# bitzenburger right helical how to set up?



## bobby5 (Dec 22, 2010)

i was curious on how you guys have your bitzenburger set up with a right helical clamp? Do you have any pics of how the nobs are set up? Where do you set the nobs? I like to have my cock feather up but no matter how i do fletch it i have to move the nock some. Is this normal? The instructions that came with it didnt explain the set up very well.
Thanks for the help


----------



## bowbrothersmdb (Aug 15, 2017)

Are you fletching for compound or recurve?

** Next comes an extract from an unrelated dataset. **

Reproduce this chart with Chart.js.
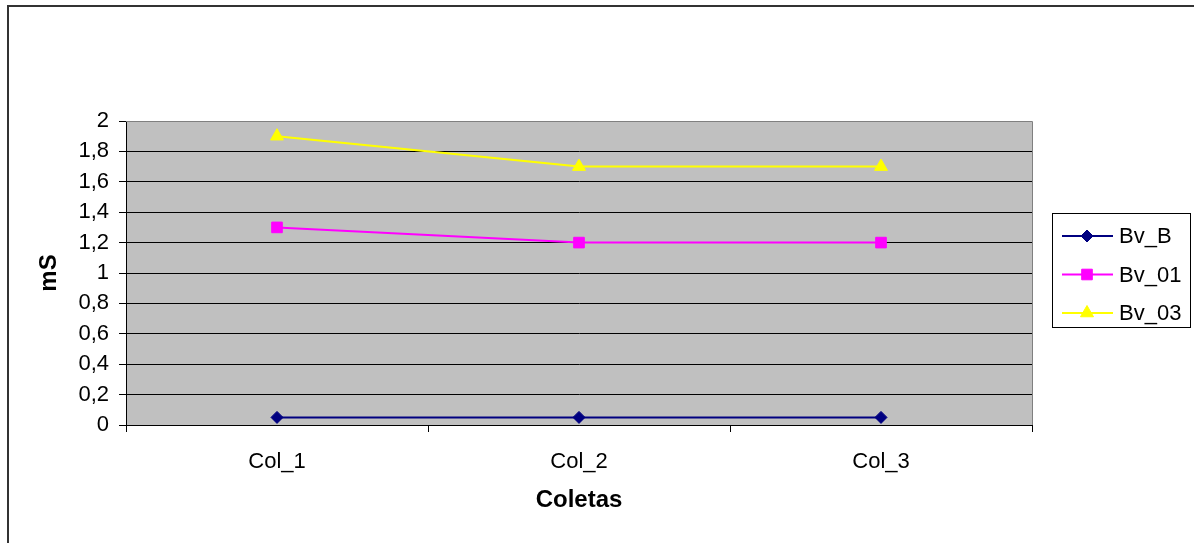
<!DOCTYPE html>
<html>
<head>
    <title>mS por coleta</title>
    <script src="https://cdn.jsdelivr.net/npm/chart.js"></script>
    <style>
        body { margin: 0; background: #fff; }
    </style>
</head>
<body>
    <div style="width: 1194px; height: 543px;">
        <canvas id="msChart"></canvas>
    </div>

    <script>
        // values
        const categories = ['Col_1', 'Col_2', 'Col_3'];
        const bvB = [0.05, 0.05, 0.05];
        const bv01 = [1.3, 1.2, 1.2];
        const bv03 = [1.9, 1.7, 1.7];

        const fontFamily = '"Liberation Sans", Arial, sans-serif';

        // gray plot background, plot frame and the outer chart border
        const framePlugin = {
            id: 'frame',
            beforeDraw(chart) {
                const { ctx, chartArea: a } = chart;
                ctx.save();
                ctx.fillStyle = '#c0c0c0';
                ctx.fillRect(a.left, a.top, a.right - a.left, a.bottom - a.top);
                ctx.restore();
            },
            afterDraw(chart) {
                const { ctx, chartArea: a } = chart;
                ctx.save();
                ctx.strokeStyle = '#808080';
                ctx.lineWidth = 1;
                ctx.beginPath();
                ctx.moveTo(a.left, a.top + 0.5);
                ctx.lineTo(a.right + 0.5, a.top + 0.5);
                ctx.lineTo(a.right + 0.5, a.bottom);
                ctx.stroke();

                ctx.strokeStyle = '#333';
                ctx.lineWidth = 2;
                ctx.strokeRect(8, 6, 1300, 700);

                // legend box with line + marker samples
                const bx = 1052, by = 213, bw = 138, bh = 114;
                ctx.fillStyle = '#fff';
                ctx.fillRect(bx, by, bw, bh);
                ctx.strokeStyle = '#000';
                ctx.lineWidth = 1;
                ctx.strokeRect(bx + 0.5, by + 0.5, bw, bh);
                chart.data.datasets.forEach((ds, i) => {
                    const y = 236 + i * 38.5;
                    ctx.strokeStyle = ds.borderColor;
                    ctx.fillStyle = ds.borderColor;
                    ctx.lineWidth = 2;
                    ctx.beginPath();
                    ctx.moveTo(1062, y);
                    ctx.lineTo(1113, y);
                    ctx.stroke();
                    ctx.lineWidth = 1;
                    Chart.helpers.drawPoint(ctx, {
                        pointStyle: ds.pointStyle,
                        radius: ds.pointRadius,
                        borderWidth: 1
                    }, 1087, y);
                    ctx.fillStyle = '#000';
                    ctx.font = '22px ' + fontFamily;
                    ctx.textBaseline = 'middle';
                    ctx.fillText(ds.label, 1119, y + 1);
                });
                ctx.restore();
            }
        };

        function series(label, data, color, style, radius) {
            return {
                label: label,
                data: data,
                borderColor: color,
                backgroundColor: color,
                pointBackgroundColor: color,
                pointBorderColor: color,
                pointStyle: style,
                pointRadius: radius,
                pointBorderWidth: 1,
                borderWidth: 2,
                tension: 0,
                fill: false
            };
        }

        new Chart(document.getElementById('msChart').getContext('2d'), {
            type: 'line',
            data: {
                labels: categories,
                datasets: [
                    series('Bv_B', bvB, '#000080', 'rectRot', 6),
                    series('Bv_01', bv01, '#ff00ff', 'rect', 7.5),
                    series('Bv_03', bv03, '#ffff00', 'triangle', 7.5)
                ]
            },
            options: {
                responsive: true,
                maintainAspectRatio: false,
                animation: false,
                layout: { padding: { left: 0, top: 121, right: 162, bottom: 0 } },
                plugins: {
                    legend: { display: false },
                    tooltip: { enabled: false }
                },
                scales: {
                    x: {
                        offset: true,
                        afterFit(scale) { scale.height = 118; },
                        grid: {
                            offset: true,
                            drawOnChartArea: false,
                            color: '#000',
                            tickLength: 7
                        },
                        border: { color: '#000', width: 1 },
                        ticks: {
                            color: '#000',
                            padding: 17,
                            font: { family: fontFamily, size: 22 }
                        },
                        title: {
                            display: true,
                            text: 'Coletas',
                            color: '#000',
                            padding: { top: 0, bottom: 28 },
                            font: { family: fontFamily, size: 24, weight: 'bold' }
                        }
                    },
                    y: {
                        min: 0,
                        max: 2,
                        afterFit(scale) { scale.width = 126; },
                        grid: {
                            color: (c) => c.tick && c.tick.value === 2 ? '#808080' : '#000',
                            tickColor: '#000',
                            tickLength: 7
                        },
                        border: { color: '#000', width: 1 },
                        ticks: {
                            stepSize: 0.2,
                            color: '#000',
                            padding: 10,
                            font: { family: fontFamily, size: 22 },
                            callback: (v) => String(Math.round(v * 10) / 10).replace('.', ',')
                        },
                        title: {
                            display: true,
                            text: 'mS',
                            color: '#000',
                            padding: { top: 35, bottom: 0 },
                            font: { family: fontFamily, size: 24, weight: 'bold' }
                        }
                    }
                }
            },
            plugins: [framePlugin]
        });
    </script>
</body>
</html>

The flat on the arrow turning knob will place the cock feather at 90deg to the string i.e. recurve. I always have to turn the nocks when fletching for compound. Unless I'm missing something!


----------



## ShakeandBake (Aug 29, 2017)

If your shooting a micro shaft (5mm or smaller) it can be very finicky to adjust. A smaller vane won’t give you much problem but a longer vane like a max stealth will. Just try and do a light 2 degree offset, move it around and see where your vane sits with the most surface area touching.


----------



## mscott327 (Nov 21, 2019)

Are you fletching 3 fletch or 4? if you are fletching three fletch, tighten the 120 degree set screw. This will place a vane every 120 degrees around the arrow. If you are using a 4 fletch, use the set screw for 90 degrees.
When setting up the Bitz. ( I use Left Helical) just put a vane into the jig, loosen up the knobs on the jig, insert an arrow into the nock receiver, and adjust until ALL of the vane is contacting the arrow shaft.


----------



## skynight (Nov 5, 2003)

Mine has the zenith upgrade, I highly recommend it. It allows the shaft to be leveled and provides precise indexing. Those are bohning X2 fletches in the pic, fairly short but still helical. The key is leveling the shaft, then leave about 1/8" of the fletch sticking out of the clamp. This allows the fletch to flex and wrap around the shaft, which it cannot do when pushed all the way into the clamp.


----------



## bobby5 (Dec 22, 2010)

Thanks a lot that’s way better explanation than the directions it came with. I was wondering what the advantages to the xenith kit where.
Thanks a lot 


Sent from my iPhone using Tapatalk


----------



## KD1994 (Nov 8, 2020)

Following


----------



## Marmax1967 (Nov 25, 2020)

Following


----------